After a few weeks of unsoiled papers you may consider the pup MOSTLY housebroken.

Always remember when the pup is out of the pen to keep a paper on the floor where the pup is playing and you may see the pup run to the papers in the midst of rough housing!



Some folks really make themselves crazy potty training a puppy.

They take the pup out every half hour or hour. It really doesn’t help the pup because most of the time the pup won’t have to go so he doesn’t get much chance to learn what he needs to do.

It just encourages more times outside without success which is very frustrating for the owners and then the pup feels it.


Potty training should be a positive experience with ridiculous amounts of praise!

And when a pup doesn’t go, put him back in the pen if you cannot stay outside for a while or the pup will walk in and use a spot you don’t want him to use!

And every “accident” is two steps backwards!


Take the pup out the same door, to the same spot and when the pup pees or poops-- praise, praise, praise in your high voice, excited voice, and clap!
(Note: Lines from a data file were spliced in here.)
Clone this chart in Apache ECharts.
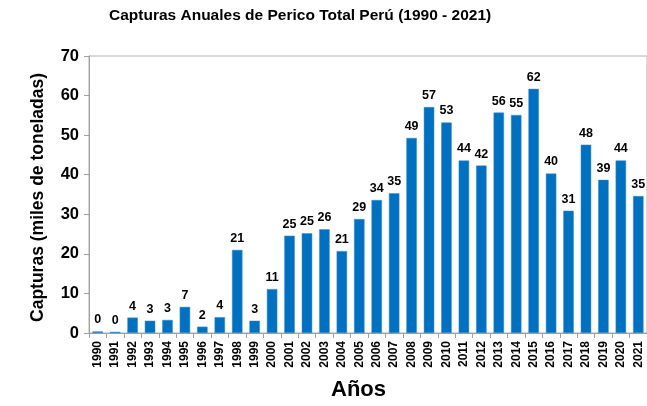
<!DOCTYPE html>
<html>
<head>
<meta charset="utf-8">
<script src="https://cdn.jsdelivr.net/npm/echarts@6/dist/echarts.min.js"></script>
<style>
  html, body { margin: 0; padding: 0; background: #fff; }
  #chart { width: 647px; height: 406px; }
</style>
</head>
<body>
<div id="chart"></div>
<script>
// años y capturas (miles de toneladas)
var years = ['1990', '1991', '1992', '1993', '1994', '1995', '1996', '1997', '1998', '1999',
  '2000', '2001', '2002', '2003', '2004', '2005', '2006', '2007', '2008', '2009',
  '2010', '2011', '2012', '2013', '2014', '2015', '2016', '2017', '2018', '2019',
  '2020', '2021'];
var capturas = [0.4, 0.3, 3.9, 3.1, 3.3, 6.6, 1.6, 4.0, 21.0, 3.1,
  11.1, 24.6, 25.2, 26.2, 20.7, 28.8, 33.6, 35.3, 49.3, 57.1,
  53.2, 43.6, 42.3, 55.7, 55.1, 61.7, 40.3, 30.9, 47.6, 38.7,
  43.6, 34.6];

var font = 'Liberation Sans, Arial, sans-serif';
var myChart = echarts.init(document.getElementById('chart'));

myChart.setOption({
  animation: false,
  title: {
    text: 'Capturas Anuales de Perico Total Perú (1990 - 2021)',
    left: 104,
    top: 3,
    textStyle: { fontFamily: font, fontSize: 15.5, fontWeight: 'bold', color: '#000' }
  },
  graphic: [{
    type: 'text',
    left: 331,
    top: 379,
    style: { text: 'Años', fontFamily: font, fontSize: 22, fontWeight: 'bold', fill: '#000' }
  }],
  grid: {
    left: 89,
    top: 56,
    width: 560,
    height: 277,
    show: true,
    borderColor: '#b0b0b0',
    borderWidth: 1
  },
  xAxis: {
    type: 'category',
    data: years,
    axisLine: { lineStyle: { color: '#a0a0a0' } },
    axisTick: { show: true, length: 5, lineStyle: { color: '#a0a0a0' } },
    axisLabel: {
      rotate: 90,
      interval: 0,
      margin: 8,
      fontFamily: font,
      fontSize: 12,
      fontWeight: 'bold',
      color: '#000'
    }
  },
  yAxis: {
    type: 'value',
    min: 0,
    max: 70,
    interval: 10,
    name: 'Capturas (miles de toneladas)',
    nameLocation: 'middle',
    nameGap: 42,
    nameTextStyle: { fontFamily: font, fontSize: 17.5, fontWeight: 'bold', color: '#000', padding: [0, 0, 0, -6] },
    axisLine: { show: true, lineStyle: { color: '#a0a0a0' } },
    axisTick: { show: true, length: 5, lineStyle: { color: '#a0a0a0' } },
    splitLine: { show: false },
    axisLabel: {
      margin: 10,
      fontFamily: font,
      fontSize: 16.5,
      fontWeight: 'bold',
      color: '#000'
    }
  },
  series: [{
    type: 'bar',
    data: capturas,
    barWidth: '60%',
    itemStyle: { color: '#0070C0', borderColor: '#3a8fd0', borderWidth: 0.5 },
    label: {
      show: true,
      position: 'top',
      distance: 5,
      fontFamily: font,
      fontSize: 12.5,
      fontWeight: 'bold',
      color: '#000',
      formatter: function (p) { return Math.round(p.value); }
    }
  }]
});
</script>
</body>
</html>
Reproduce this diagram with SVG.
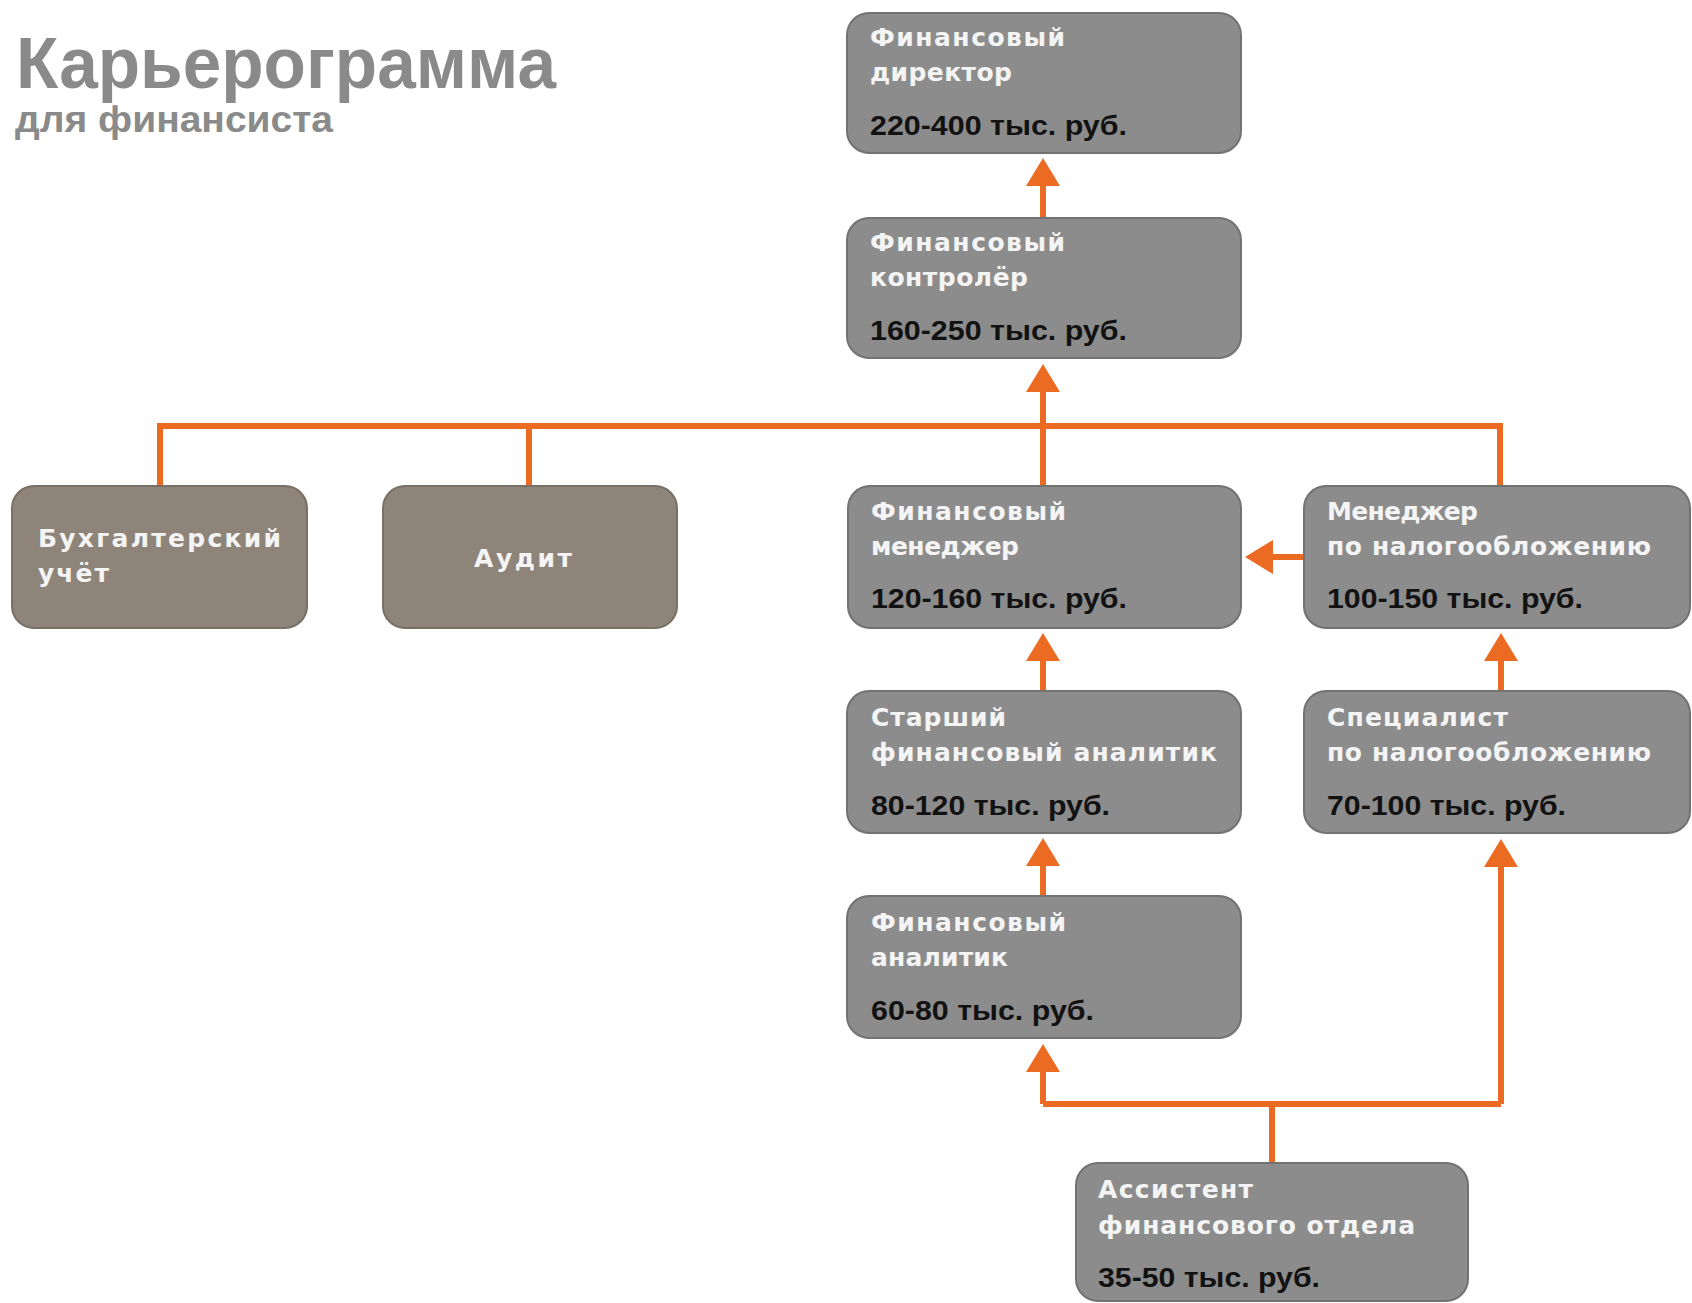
<svg xmlns="http://www.w3.org/2000/svg" width="1692" height="1303" viewBox="0 0 1692 1303">
<defs>
<style>
.box{fill:#8c8c8c;stroke:#727272;stroke-width:2}
.bbox{fill:#8e8479;stroke:#797065;stroke-width:2}
.t{font-family:"DejaVu Sans",Verdana,sans-serif;font-weight:bold;font-size:25px;fill:#f4f4f4}
.s{font-family:"Liberation Sans",Arial,sans-serif;font-weight:bold;font-size:27px;fill:#121212}
.ttl{font-family:"Liberation Sans",Arial,sans-serif;font-weight:bold;fill:#8a8a8a}
.c{fill:none;stroke:#ec6b23;stroke-width:6}
</style>
<marker id="ah" markerUnits="userSpaceOnUse" markerWidth="30" markerHeight="36" viewBox="0 -18 30 36" refX="0" refY="0" orient="auto">
<path d="M0,-17 L28,0 L0,17 z" fill="#ec6b23"/>
</marker>
</defs>
<rect width="1692" height="1303" fill="#ffffff"/>
<g id="title">
<text class="ttl" x="16" y="88" font-size="72" textLength="540" lengthAdjust="spacingAndGlyphs">Карьерограмма</text>
<text class="ttl" x="15" y="132" font-size="36" textLength="318" lengthAdjust="spacingAndGlyphs">для финансиста</text>
</g>
<g id="connectors">
<path class="c" d="M1043,218 V186" marker-end="url(#ah)"/>
<path class="c" d="M160,486 V426 H1500 V486"/>
<path class="c" d="M529,426 V486"/>
<path class="c" d="M1043,486 V392" marker-end="url(#ah)"/>
<path class="c" d="M1304,557 H1273" marker-end="url(#ah)"/>
<path class="c" d="M1043,691 V661" marker-end="url(#ah)"/>
<path class="c" d="M1501,691 V661" marker-end="url(#ah)"/>
<path class="c" d="M1043,896 V866" marker-end="url(#ah)"/>
<path class="c" d="M1272,1163 V1104"/>
<path class="c" d="M1043,1104 H1501"/>
<path class="c" d="M1043,1104 V1072" marker-end="url(#ah)"/>
<path class="c" d="M1501,1104 V867" marker-end="url(#ah)"/>
</g>
<g id="n-director">
<rect class="box" x="847" y="13" width="394" height="140" rx="22"/>
<text class="t" x="870" y="46" textLength="195">Финансовый</text>
<text class="t" x="870" y="81" textLength="142">директор</text>
<text class="s" x="870" y="135" textLength="257" lengthAdjust="spacingAndGlyphs">220-400 тыс. руб.</text>
</g>
<g id="n-controller">
<rect class="box" x="847" y="218" width="394" height="140" rx="22"/>
<text class="t" x="870" y="251" textLength="195">Финансовый</text>
<text class="t" x="870" y="286" textLength="158">контролёр</text>
<text class="s" x="870" y="340" textLength="257" lengthAdjust="spacingAndGlyphs">160-250 тыс. руб.</text>
</g>
<g id="n-bookkeeping">
<rect class="bbox" x="12" y="486" width="295" height="142" rx="22"/>
<text class="t" x="38" y="547" textLength="243">Бухгалтерский</text>
<text class="t" x="38" y="582" textLength="71">учёт</text>
</g>
<g id="n-audit">
<rect class="bbox" x="383" y="486" width="294" height="142" rx="22"/>
<text class="t" x="474" y="567" textLength="98">Аудит</text>
</g>
<g id="n-finmanager">
<rect class="box" x="848" y="486" width="393" height="142" rx="22"/>
<text class="t" x="871" y="520" textLength="195">Финансовый</text>
<text class="t" x="871" y="555" textLength="148">менеджер</text>
<text class="s" x="871" y="608" textLength="256" lengthAdjust="spacingAndGlyphs">120-160 тыс. руб.</text>
</g>
<g id="n-taxmanager">
<rect class="box" x="1304" y="486" width="386" height="142" rx="22"/>
<text class="t" x="1327" y="520" textLength="151">Менеджер</text>
<text class="t" x="1327" y="555" textLength="324">по налогообложению</text>
<text class="s" x="1327" y="608" textLength="256" lengthAdjust="spacingAndGlyphs">100-150 тыс. руб.</text>
</g>
<g id="n-senior">
<rect class="box" x="847" y="691" width="394" height="142" rx="22"/>
<text class="t" x="871" y="726" textLength="135">Старший</text>
<text class="t" x="871" y="761" textLength="346">финансовый аналитик</text>
<text class="s" x="871" y="815" textLength="239" lengthAdjust="spacingAndGlyphs">80-120 тыс. руб.</text>
</g>
<g id="n-specialist">
<rect class="box" x="1304" y="691" width="386" height="142" rx="22"/>
<text class="t" x="1327" y="726" textLength="181">Специалист</text>
<text class="t" x="1327" y="761" textLength="324">по налогообложению</text>
<text class="s" x="1327" y="815" textLength="239" lengthAdjust="spacingAndGlyphs">70-100 тыс. руб.</text>
</g>
<g id="n-analyst">
<rect class="box" x="847" y="896" width="394" height="142" rx="22"/>
<text class="t" x="871" y="931" textLength="195">Финансовый</text>
<text class="t" x="871" y="966" textLength="137">аналитик</text>
<text class="s" x="871" y="1020" textLength="223" lengthAdjust="spacingAndGlyphs">60-80 тыс. руб.</text>
</g>
<g id="n-assistant">
<rect class="box" x="1076" y="1163" width="392" height="138" rx="22"/>
<text class="t" x="1098" y="1198" textLength="155">Ассистент</text>
<text class="t" x="1098" y="1234" textLength="317">финансового отдела</text>
<text class="s" x="1098" y="1287" textLength="222" lengthAdjust="spacingAndGlyphs">35-50 тыс. руб.</text>
</g>
</svg>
Then play with the pup as a further reward!

Anything to let him know he just did the most important thing in the world!


Keep the pup in a small area—kitchen or family room and do not give him more space until the pup he can be trusted as housebroken. Giving the pup too much freedom too soon will make it easy for him to have an accident and cause housebreaking to take longer.

Use baby gates to close off the room the pup needs to stay in.


My vet tech and good friend Amie taught me this method 20 some years ago. I have used it ever since, it always works and makes housebreaking a pup a breeze.